I got, 7.826 * 10tothe24? sound about right?

and the other question..(the balances) its in reagards to how much heat was lost or gained. Q=c*m*T...it says that in the example, and likley key part, "for both meauseraments, the last digit is uncertain"..so that woud likley mean it would not matter which one is used?

 

[Gokul43201]

Depends on how many sig figs before that "last digit"...

 

[BH20]

Depends on how many sig figs before that "last digit"...

ah ok..got it.

 

[BH20]

they have this in the book...

2.0g divided by 71.0g/mol * 6.02 *10tothe23

somehow when I calculate the EXACT same thing, I get 1.7*10tothe23..they get to the 22.

any idea?

 

[BH20]

they have this in the book...

2.0g divided by 71.0g/mol * 6.02 *10tothe23

somehow when I calculate the EXACT same thing, I get 1.7*10tothe23..they get to the 22.

any idea why?

 

[Gokul43201]

1.7 * 10^22 is correct. You must be making a mistake. Multiply numerators, 6*2=12
Now 12/71 =0.17. So, it 0.17*10^23 = 1.7*10^22

 

[BH20]

hmm..still don't get that..weird.

what would the correct formula for Manganese(II) iodite be?

 

[Gokul43201]

Mn(IO_2)2

Go to Ch. 4 : http://www.egusd.k12.ca.us/elkgrovehigh/Summer/APchemSUMMERWORK.htm

 

[BH20]

Some more questions:

1. What were the limitations of Dalton's atomic theory?

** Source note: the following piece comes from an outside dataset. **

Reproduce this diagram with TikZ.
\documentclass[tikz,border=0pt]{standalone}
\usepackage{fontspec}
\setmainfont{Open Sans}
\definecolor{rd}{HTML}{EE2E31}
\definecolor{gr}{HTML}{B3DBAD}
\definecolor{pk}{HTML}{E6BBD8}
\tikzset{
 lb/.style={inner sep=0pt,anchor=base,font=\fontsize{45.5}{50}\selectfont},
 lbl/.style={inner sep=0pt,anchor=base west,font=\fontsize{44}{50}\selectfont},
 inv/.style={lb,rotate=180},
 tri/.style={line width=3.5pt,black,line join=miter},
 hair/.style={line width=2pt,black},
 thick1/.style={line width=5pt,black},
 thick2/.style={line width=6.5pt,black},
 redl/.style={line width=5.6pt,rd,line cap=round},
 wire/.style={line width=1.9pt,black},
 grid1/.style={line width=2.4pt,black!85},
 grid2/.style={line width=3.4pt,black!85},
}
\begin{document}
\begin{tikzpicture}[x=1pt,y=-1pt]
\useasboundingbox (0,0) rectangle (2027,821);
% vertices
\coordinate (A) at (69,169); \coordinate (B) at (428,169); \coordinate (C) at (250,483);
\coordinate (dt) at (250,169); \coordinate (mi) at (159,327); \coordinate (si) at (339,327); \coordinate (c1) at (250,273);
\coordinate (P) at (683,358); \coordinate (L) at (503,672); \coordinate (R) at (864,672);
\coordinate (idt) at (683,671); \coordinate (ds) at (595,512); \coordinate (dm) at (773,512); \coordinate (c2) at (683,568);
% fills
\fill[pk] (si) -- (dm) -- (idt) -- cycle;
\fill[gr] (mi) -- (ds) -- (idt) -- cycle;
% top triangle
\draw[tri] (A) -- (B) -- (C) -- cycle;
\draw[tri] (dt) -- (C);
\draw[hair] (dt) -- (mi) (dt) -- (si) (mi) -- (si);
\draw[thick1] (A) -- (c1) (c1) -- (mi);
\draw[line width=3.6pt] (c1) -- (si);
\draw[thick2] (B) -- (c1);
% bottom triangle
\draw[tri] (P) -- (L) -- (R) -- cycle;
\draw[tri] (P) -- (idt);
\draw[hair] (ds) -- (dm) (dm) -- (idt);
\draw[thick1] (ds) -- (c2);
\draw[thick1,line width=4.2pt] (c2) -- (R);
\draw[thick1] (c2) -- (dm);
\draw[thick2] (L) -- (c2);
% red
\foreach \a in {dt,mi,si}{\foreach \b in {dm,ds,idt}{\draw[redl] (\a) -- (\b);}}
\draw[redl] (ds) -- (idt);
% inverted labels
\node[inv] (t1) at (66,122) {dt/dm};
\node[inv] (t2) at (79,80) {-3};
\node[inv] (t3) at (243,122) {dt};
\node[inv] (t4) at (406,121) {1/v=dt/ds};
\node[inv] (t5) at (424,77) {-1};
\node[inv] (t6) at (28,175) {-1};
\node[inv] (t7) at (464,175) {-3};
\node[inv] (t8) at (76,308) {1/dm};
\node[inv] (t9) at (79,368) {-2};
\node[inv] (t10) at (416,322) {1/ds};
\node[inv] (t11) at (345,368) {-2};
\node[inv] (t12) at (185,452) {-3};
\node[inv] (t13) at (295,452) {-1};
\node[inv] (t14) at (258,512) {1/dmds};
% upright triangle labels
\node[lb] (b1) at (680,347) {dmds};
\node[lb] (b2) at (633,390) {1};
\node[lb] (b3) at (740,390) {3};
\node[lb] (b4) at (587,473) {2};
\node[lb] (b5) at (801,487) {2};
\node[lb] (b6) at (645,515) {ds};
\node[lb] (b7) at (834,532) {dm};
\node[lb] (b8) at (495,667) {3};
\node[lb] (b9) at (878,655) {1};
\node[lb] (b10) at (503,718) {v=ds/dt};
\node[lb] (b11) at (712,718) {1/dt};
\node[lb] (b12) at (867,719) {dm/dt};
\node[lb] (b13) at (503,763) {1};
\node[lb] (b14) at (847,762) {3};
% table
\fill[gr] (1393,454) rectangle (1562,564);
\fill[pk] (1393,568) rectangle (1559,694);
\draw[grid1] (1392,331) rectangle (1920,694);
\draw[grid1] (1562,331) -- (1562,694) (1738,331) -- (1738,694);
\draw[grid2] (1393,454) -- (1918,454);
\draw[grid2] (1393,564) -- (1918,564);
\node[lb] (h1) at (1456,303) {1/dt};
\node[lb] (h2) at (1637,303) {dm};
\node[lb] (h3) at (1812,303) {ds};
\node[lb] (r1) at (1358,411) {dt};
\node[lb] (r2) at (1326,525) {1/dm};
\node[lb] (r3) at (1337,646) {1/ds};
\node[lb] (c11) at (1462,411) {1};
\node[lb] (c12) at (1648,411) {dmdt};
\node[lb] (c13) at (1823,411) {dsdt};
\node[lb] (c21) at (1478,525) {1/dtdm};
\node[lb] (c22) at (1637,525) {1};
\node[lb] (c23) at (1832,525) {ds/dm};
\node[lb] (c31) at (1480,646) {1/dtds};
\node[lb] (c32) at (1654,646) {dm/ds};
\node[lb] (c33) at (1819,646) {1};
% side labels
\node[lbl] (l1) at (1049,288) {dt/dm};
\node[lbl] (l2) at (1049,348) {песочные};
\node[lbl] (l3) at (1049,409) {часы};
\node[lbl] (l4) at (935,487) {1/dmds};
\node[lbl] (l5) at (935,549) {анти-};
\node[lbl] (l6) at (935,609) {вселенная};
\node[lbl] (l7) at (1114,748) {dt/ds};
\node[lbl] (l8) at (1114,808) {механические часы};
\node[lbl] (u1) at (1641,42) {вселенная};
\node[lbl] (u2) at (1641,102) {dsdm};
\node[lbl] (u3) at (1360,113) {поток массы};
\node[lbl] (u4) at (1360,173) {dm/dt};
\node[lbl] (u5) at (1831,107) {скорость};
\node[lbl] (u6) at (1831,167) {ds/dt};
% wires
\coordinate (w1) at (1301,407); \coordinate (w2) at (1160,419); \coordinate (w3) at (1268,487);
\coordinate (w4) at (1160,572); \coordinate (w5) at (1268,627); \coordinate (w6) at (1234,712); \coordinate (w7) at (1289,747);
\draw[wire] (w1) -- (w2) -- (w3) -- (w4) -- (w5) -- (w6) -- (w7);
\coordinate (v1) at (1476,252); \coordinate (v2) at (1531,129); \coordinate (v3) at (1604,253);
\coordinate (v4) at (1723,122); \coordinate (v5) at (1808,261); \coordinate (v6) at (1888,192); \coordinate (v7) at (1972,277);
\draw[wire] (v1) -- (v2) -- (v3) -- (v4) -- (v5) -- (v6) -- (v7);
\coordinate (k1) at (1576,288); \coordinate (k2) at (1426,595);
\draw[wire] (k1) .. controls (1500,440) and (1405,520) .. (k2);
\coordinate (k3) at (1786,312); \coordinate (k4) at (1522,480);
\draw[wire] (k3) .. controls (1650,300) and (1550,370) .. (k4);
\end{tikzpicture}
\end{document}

2. What do you get when you calculate 1.30mol * 6.02*10tothe23...since I keep getting the wrong answer when I type in the books example, want to see if I'm getting this wrong too.

 

[Gokul43201]

1. try googling
2. about 7.8*10^23

 

[BH20]

hmm, yeah, tried that right of the bat, I can find obviously the main points about the theory, but can't find the limitations anywhere.

 

[FZ+]

http://dl.clackamas.cc.or.us/ch104-04/dalton's.htm

Reading from this, a number of limitations leap to mind.

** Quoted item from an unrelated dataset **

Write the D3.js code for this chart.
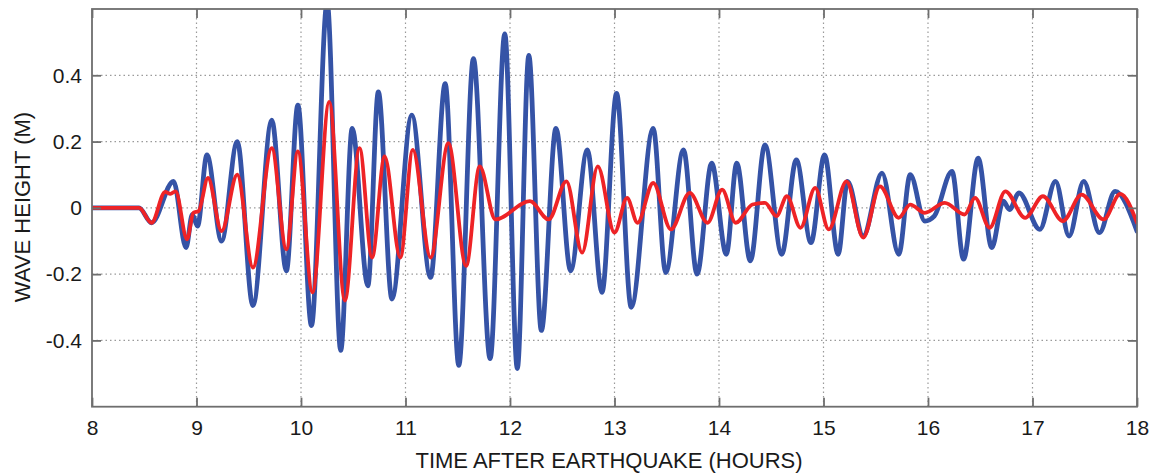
<!DOCTYPE html>
<html>
<head>
<meta charset="utf-8">
<script src="https://cdn.jsdelivr.net/npm/d3@7"></script>
<style>
  html, body { margin: 0; padding: 0; background: #fff; }
  svg { display: block; font-family: "Liberation Sans", Arial, Helvetica, sans-serif; }
</style>
</head>
<body>
<svg id="chart" width="1154" height="475"></svg>
<script>
// ---- data ----
const xTicks = [8, 9, 10, 11, 12, 13, 14, 15, 16, 17, 18];
const yTicks = [-0.4, -0.2, 0, 0.2, 0.4];
const yTickLabels = ["-0.4", "-0.2", "0", "0.2", "0.4"];

// blue series: time (hours) and wave height (m) at turning points
const blueHours = [8.00, 8.45, 8.57, 8.78, 8.90, 8.96, 9.01, 9.10, 9.24, 9.39, 9.54, 9.72, 9.86, 9.97,
  10.10, 10.25, 10.38, 10.49, 10.64, 10.74, 10.87, 11.06, 11.24, 11.38, 11.51, 11.65, 11.81, 11.95,
  12.07, 12.18, 12.30, 12.44, 12.58, 12.74, 12.88, 13.02, 13.16, 13.37, 13.49, 13.66, 13.79, 13.93,
  14.07, 14.17, 14.30, 14.44, 14.60, 14.74, 14.88, 15.01, 15.14, 15.23, 15.38, 15.56, 15.72, 15.83,
  15.97, 16.06, 16.23, 16.34, 16.48, 16.61, 16.72, 16.78, 16.87, 17.07, 17.22, 17.35, 17.49, 17.64,
  17.79, 18.00];
const blueHeights = [0, 0, -0.045, 0.08, -0.12, -0.02, -0.055, 0.16, -0.10, 0.20, -0.295, 0.265, -0.19, 0.31,
  -0.355, 0.62, -0.43, 0.24, -0.235, 0.35, -0.275, 0.28, -0.21, 0.375, -0.475, 0.45, -0.455, 0.525,
  -0.485, 0.46, -0.37, 0.24, -0.19, 0.175, -0.255, 0.345, -0.30, 0.24, -0.195, 0.175, -0.20, 0.135,
  -0.14, 0.135, -0.16, 0.19, -0.14, 0.145, -0.105, 0.16, -0.14, 0.08, -0.085, 0.105, -0.14, 0.10,
  -0.04, -0.025, 0.11, -0.155, 0.15, -0.12, 0.02, -0.005, 0.045, -0.065, 0.08, -0.085, 0.08, -0.075,
  0.05, -0.07];

// red series
const redHours = [8.00, 8.45, 8.57, 8.70, 8.75, 8.80, 8.91, 8.97, 9.02, 9.11, 9.24, 9.39, 9.54, 9.72,
  9.86, 9.97, 10.11, 10.27, 10.42, 10.56, 10.68, 10.80, 10.95, 11.07, 11.24, 11.41, 11.58, 11.71,
  11.86, 12.19, 12.37, 12.54, 12.69, 12.84, 13.00, 13.12, 13.22, 13.37, 13.54, 13.72, 13.89, 14.03,
  14.16, 14.32, 14.44, 14.55, 14.65, 14.78, 14.92, 15.05, 15.22, 15.38, 15.54, 15.72, 15.83, 15.97,
  16.16, 16.35, 16.45, 16.59, 16.74, 16.93, 17.10, 17.29, 17.47, 17.68, 17.84, 18.00];
const redHeights = [0, 0, -0.045, 0.048, 0.042, 0.05, -0.095, -0.015, -0.01, 0.09, -0.07, 0.10, -0.18, 0.18,
  -0.125, 0.17, -0.255, 0.32, -0.28, 0.18, -0.15, 0.155, -0.15, 0.175, -0.15, 0.195, -0.175, 0.125,
  -0.035, 0.02, -0.035, 0.08, -0.135, 0.125, -0.075, 0.03, -0.045, 0.075, -0.065, 0.045, -0.045, 0.055,
  -0.045, 0.01, 0.015, -0.025, 0.035, -0.06, 0.06, -0.065, 0.08, -0.09, 0.065, -0.03, 0.01, -0.015,
  0.015, -0.02, 0.03, -0.06, 0.05, -0.03, 0.035, -0.04, 0.04, -0.035, 0.042, -0.045];

const xTitle = "TIME AFTER EARTHQUAKE (HOURS)";
const yTitle = "WAVE HEIGHT (M)";

// ---- layout ----
const mLeft = 92, mRight = 1137, mTop = 9, mBottom = 406.7;
const svg = d3.select("#chart");

const x = d3.scaleLinear().domain([8, 18]).range([mLeft, mRight]);
const y = d3.scaleLinear().domain([-0.6, 0.6]).range([mBottom, mTop]);

svg.append("defs").append("clipPath").attr("id", "plotclip")
  .append("rect").attr("x", mLeft).attr("y", mTop).attr("width", mRight - mLeft).attr("height", mBottom - mTop);

// grid
const grid = svg.append("g");
grid.selectAll("line.vx").data(xTicks.slice(1, -1)).join("line")
  .attr("x1", d => x(d)).attr("x2", d => x(d)).attr("y1", mTop).attr("y2", mBottom)
  .attr("stroke", "#9a9a9a").attr("stroke-width", 1.2).attr("stroke-dasharray", "1.5,3");
grid.selectAll("line.hy").data(yTicks).join("line")
  .attr("x1", mLeft).attr("x2", mRight).attr("y1", d => y(d)).attr("y2", d => y(d))
  .attr("stroke", "#9a9a9a").attr("stroke-width", 1.2).attr("stroke-dasharray", "1.5,3");

// series
const line = d3.line().x(d => x(d[0])).y(d => y(d[1])).curve(d3.curveMonotoneX);
const blue = blueHours.map((t, i) => [t, blueHeights[i]]);
const red = redHours.map((t, i) => [t, redHeights[i]]);
const plot = svg.append("g").attr("clip-path", "url(#plotclip)");
plot.append("path").datum(blue).attr("d", line)
  .attr("fill", "none").attr("stroke", "#3553a6").attr("stroke-width", 4.8)
  .attr("stroke-linejoin", "round").attr("stroke-linecap", "round");
plot.append("path").datum(red).attr("d", line)
  .attr("fill", "none").attr("stroke", "#ee2326").attr("stroke-width", 3.8)
  .attr("stroke-linejoin", "round").attr("stroke-linecap", "round");

// axes (MATLAB style box with inward ticks)
const tickLen = 9;
const axisColor = "#6e6e6e";
const axB = svg.append("g").attr("transform", `translate(0,${mBottom})`)
  .call(d3.axisBottom(x).tickValues(xTicks).tickSizeInner(-tickLen).tickSizeOuter(0).tickPadding(13).tickFormat(d3.format("d")));
const axT = svg.append("g").attr("transform", `translate(0,${mTop})`)
  .call(d3.axisTop(x).tickValues(xTicks).tickSizeInner(-tickLen).tickSizeOuter(0).tickFormat(""));
const axL = svg.append("g").attr("transform", `translate(${mLeft},0)`)
  .call(d3.axisLeft(y).tickValues(yTicks).tickSizeInner(-tickLen).tickSizeOuter(0).tickPadding(10)
    .tickFormat((d, i) => yTickLabels[i]));
const axR = svg.append("g").attr("transform", `translate(${mRight},0)`)
  .call(d3.axisRight(y).tickValues(yTicks).tickSizeInner(-tickLen).tickSizeOuter(0).tickFormat(""));

[axB, axT, axL, axR].forEach(a => {
  a.select(".domain").remove();
  a.selectAll(".tick line").attr("stroke", axisColor).attr("stroke-width", 1.8);
  a.selectAll("text").attr("fill", "#1a1a1a").style("font-size", "21px")
    .style("font-family", "'Liberation Sans', Arial, sans-serif");
});
axB.selectAll("text").attr("dy", "0.71em");

svg.append("rect").attr("x", mLeft).attr("y", mTop).attr("width", mRight - mLeft).attr("height", mBottom - mTop)
  .attr("fill", "none").attr("stroke", axisColor).attr("stroke-width", 1.8);

// titles
svg.append("text").attr("x", 609).attr("y", 468).attr("text-anchor", "middle")
  .style("font-size", "22px").attr("fill", "#1a1a1a").text(xTitle);
svg.append("text").attr("transform", "translate(30,207) rotate(-90)").attr("text-anchor", "middle")
  .style("font-size", "22px").attr("fill", "#1a1a1a").text(yTitle);
</script>
</body>
</html>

1. He characterises elements as atoms with the same mass. We now know that mass isn't important, chemistry wise. What is important is the electron configuration. An element is defined by proton number, not mass number.

2. Atoms are not indivisible, and indestructible, as we now know.

3. Compounds are not defined by the ratio of elements, but by their relationship to each other. Molecular formula, as opposed to empirical formula.